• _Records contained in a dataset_
□ □ □ □ □
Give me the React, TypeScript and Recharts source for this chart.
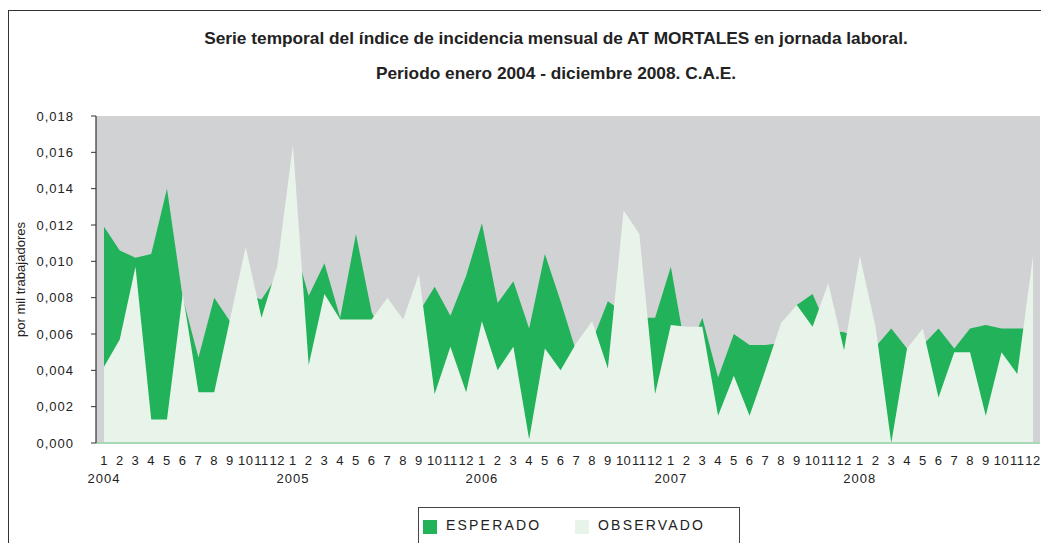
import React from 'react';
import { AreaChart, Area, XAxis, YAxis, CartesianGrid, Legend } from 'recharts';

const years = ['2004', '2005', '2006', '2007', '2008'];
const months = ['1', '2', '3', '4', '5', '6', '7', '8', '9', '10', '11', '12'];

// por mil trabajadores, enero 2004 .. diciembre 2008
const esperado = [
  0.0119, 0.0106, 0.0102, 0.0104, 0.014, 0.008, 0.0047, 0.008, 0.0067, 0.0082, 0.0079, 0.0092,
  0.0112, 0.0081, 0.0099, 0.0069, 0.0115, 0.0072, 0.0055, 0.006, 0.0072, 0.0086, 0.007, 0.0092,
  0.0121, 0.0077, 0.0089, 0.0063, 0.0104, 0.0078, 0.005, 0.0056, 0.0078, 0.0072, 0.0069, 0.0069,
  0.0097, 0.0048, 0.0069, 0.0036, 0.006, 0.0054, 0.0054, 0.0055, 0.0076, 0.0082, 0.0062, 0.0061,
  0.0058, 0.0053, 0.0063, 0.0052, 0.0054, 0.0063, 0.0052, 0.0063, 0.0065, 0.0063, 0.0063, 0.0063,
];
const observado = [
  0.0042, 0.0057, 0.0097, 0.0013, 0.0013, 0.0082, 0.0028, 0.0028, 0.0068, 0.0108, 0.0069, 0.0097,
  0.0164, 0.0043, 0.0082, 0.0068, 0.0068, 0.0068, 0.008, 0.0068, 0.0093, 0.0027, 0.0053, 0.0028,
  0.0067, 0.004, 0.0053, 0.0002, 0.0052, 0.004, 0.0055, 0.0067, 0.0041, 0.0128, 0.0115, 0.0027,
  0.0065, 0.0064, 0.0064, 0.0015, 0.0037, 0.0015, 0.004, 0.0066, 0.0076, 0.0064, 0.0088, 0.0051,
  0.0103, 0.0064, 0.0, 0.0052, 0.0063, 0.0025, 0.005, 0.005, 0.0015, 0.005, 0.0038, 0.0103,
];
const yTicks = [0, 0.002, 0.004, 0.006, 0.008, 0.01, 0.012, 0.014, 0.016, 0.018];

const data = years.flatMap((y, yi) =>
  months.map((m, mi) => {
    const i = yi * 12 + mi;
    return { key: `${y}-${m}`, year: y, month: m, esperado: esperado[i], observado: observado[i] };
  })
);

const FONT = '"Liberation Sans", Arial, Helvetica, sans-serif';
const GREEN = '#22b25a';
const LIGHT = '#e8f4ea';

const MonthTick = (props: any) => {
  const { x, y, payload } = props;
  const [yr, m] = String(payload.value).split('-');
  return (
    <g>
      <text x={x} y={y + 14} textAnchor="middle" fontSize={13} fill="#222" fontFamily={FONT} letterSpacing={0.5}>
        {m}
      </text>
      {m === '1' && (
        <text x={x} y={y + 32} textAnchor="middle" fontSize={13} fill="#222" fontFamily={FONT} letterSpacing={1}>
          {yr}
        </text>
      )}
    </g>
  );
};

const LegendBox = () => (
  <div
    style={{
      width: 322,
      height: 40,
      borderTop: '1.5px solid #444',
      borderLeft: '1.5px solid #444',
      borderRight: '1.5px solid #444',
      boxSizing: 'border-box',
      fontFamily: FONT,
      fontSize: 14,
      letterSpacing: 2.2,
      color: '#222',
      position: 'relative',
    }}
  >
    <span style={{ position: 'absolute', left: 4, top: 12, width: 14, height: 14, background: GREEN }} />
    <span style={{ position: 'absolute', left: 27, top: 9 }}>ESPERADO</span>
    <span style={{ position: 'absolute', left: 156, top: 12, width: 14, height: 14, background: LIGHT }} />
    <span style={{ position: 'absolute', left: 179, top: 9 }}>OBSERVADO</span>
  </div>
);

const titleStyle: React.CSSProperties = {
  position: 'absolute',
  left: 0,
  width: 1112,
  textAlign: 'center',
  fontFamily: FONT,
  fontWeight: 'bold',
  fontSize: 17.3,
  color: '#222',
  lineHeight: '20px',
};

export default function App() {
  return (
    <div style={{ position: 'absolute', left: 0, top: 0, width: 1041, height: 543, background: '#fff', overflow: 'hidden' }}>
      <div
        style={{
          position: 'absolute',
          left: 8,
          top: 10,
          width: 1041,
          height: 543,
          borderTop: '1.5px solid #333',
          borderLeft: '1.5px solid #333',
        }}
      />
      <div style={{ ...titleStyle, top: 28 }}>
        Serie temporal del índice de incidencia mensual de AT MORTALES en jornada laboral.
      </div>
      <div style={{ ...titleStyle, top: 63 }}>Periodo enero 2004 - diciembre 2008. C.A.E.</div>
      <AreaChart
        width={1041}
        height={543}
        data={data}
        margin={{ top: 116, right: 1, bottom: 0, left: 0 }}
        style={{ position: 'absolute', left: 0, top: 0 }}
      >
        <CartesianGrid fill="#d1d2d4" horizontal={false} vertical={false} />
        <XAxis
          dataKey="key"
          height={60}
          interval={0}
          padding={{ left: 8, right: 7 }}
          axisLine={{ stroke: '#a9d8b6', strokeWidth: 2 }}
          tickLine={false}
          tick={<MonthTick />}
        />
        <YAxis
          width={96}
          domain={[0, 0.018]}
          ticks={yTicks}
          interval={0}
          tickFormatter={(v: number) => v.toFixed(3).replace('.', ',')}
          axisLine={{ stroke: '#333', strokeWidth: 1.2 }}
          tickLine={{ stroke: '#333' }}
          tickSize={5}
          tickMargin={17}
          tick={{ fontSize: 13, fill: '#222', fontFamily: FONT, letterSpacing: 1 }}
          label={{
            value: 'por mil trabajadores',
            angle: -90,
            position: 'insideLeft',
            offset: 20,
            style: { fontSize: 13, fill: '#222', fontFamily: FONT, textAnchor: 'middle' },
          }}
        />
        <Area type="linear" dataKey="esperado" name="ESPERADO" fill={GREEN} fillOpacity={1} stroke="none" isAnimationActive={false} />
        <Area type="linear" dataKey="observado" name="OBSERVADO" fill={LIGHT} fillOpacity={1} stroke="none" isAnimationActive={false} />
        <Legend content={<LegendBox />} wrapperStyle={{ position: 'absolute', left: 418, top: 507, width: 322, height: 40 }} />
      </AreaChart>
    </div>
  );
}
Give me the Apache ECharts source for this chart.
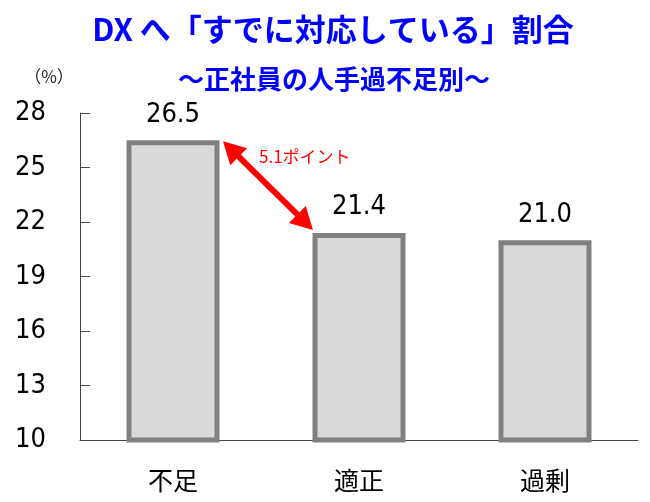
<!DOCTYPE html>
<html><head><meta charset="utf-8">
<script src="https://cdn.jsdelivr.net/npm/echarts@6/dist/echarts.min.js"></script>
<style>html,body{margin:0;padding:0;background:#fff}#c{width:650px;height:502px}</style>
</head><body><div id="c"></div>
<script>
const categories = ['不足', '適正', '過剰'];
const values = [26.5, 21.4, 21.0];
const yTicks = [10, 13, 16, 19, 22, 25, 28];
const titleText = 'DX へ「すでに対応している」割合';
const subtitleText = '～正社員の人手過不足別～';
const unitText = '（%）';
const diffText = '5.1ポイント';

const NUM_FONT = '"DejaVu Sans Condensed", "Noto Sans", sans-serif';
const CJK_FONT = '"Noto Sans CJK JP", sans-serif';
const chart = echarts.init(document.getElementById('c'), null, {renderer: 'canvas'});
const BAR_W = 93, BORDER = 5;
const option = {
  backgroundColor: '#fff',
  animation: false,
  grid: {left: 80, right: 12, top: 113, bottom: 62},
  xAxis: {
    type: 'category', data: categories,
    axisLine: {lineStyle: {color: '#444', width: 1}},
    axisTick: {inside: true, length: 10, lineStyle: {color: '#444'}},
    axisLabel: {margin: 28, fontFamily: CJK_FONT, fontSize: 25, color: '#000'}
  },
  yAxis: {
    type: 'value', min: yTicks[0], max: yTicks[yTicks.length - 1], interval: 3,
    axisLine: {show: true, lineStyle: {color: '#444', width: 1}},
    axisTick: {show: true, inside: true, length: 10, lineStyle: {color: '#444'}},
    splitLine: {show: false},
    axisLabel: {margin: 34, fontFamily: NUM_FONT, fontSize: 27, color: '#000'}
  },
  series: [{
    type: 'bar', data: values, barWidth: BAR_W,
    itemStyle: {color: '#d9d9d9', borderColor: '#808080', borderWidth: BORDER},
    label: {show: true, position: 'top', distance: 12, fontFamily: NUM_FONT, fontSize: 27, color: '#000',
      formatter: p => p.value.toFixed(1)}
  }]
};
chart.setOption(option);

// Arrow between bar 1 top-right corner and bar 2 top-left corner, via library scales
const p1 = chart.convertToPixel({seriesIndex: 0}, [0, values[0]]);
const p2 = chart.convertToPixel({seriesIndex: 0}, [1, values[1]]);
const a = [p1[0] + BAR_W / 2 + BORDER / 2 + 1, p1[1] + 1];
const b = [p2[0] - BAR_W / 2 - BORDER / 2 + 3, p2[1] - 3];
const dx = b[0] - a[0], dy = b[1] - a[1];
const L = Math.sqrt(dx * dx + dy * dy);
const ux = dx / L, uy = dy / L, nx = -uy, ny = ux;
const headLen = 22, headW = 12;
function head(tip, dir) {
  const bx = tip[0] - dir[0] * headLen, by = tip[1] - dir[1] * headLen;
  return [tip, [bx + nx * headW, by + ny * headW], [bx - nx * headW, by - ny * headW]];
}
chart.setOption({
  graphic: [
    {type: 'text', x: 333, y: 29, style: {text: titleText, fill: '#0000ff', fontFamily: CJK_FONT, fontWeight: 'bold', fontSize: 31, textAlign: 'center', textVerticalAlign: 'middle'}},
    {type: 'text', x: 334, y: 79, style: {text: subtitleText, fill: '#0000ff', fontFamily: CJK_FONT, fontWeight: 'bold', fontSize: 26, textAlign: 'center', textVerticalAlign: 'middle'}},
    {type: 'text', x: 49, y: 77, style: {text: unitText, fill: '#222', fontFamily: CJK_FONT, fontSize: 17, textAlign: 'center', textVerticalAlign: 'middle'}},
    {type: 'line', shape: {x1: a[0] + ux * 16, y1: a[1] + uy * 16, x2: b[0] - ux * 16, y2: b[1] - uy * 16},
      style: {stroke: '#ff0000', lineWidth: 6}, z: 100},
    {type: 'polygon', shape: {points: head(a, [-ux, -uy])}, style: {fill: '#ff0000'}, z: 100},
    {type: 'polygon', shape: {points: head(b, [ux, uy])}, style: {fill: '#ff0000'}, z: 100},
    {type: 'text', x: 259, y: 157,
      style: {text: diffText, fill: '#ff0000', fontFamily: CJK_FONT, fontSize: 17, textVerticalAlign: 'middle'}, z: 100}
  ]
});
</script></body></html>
□ □ □ □ □
• _The exercise_
Copy the part that starts at the line with "Give me the Apache" and finishes at the line with "chart.setOption(option);", both included, and nothing more. Pictures are left out.

• _Task result_
Give me the Apache ECharts source for this chart.
<!DOCTYPE html>
<html><head><meta charset="utf-8">
<script src="https://cdn.jsdelivr.net/npm/echarts@6/dist/echarts.min.js"></script>
<style>html,body{margin:0;padding:0;background:#fff}#c{width:650px;height:502px}</style>
</head><body><div id="c"></div>
<script>
const categories = ['不足', '適正', '過剰'];
const values = [26.5, 21.4, 21.0];
const yTicks = [10, 13, 16, 19, 22, 25, 28];
const titleText = 'DX へ「すでに対応している」割合';
const subtitleText = '～正社員の人手過不足別～';
const unitText = '（%）';
const diffText = '5.1ポイント';

const NUM_FONT = '"DejaVu Sans Condensed", "Noto Sans", sans-serif';
const CJK_FONT = '"Noto Sans CJK JP", sans-serif';
const chart = echarts.init(document.getElementById('c'), null, {renderer: 'canvas'});
const BAR_W = 93, BORDER = 5;
const option = {
  backgroundColor: '#fff',
  animation: false,
  grid: {left: 80, right: 12, top: 113, bottom: 62},
  xAxis: {
    type: 'category', data: categories,
    axisLine: {lineStyle: {color: '#444', width: 1}},
    axisTick: {inside: true, length: 10, lineStyle: {color: '#444'}},
    axisLabel: {margin: 28, fontFamily: CJK_FONT, fontSize: 25, color: '#000'}
  },
  yAxis: {
    type: 'value', min: yTicks[0], max: yTicks[yTicks.length - 1], interval: 3,
    axisLine: {show: true, lineStyle: {color: '#444', width: 1}},
    axisTick: {show: true, inside: true, length: 10, lineStyle: {color: '#444'}},
    splitLine: {show: false},
    axisLabel: {margin: 34, fontFamily: NUM_FONT, fontSize: 27, color: '#000'}
  },
  series: [{
    type: 'bar', data: values, barWidth: BAR_W,
    itemStyle: {color: '#d9d9d9', borderColor: '#808080', borderWidth: BORDER},
    label: {show: true, position: 'top', distance: 12, fontFamily: NUM_FONT, fontSize: 27, color: '#000',
      formatter: p => p.value.toFixed(1)}
  }]
};
chart.setOption(option);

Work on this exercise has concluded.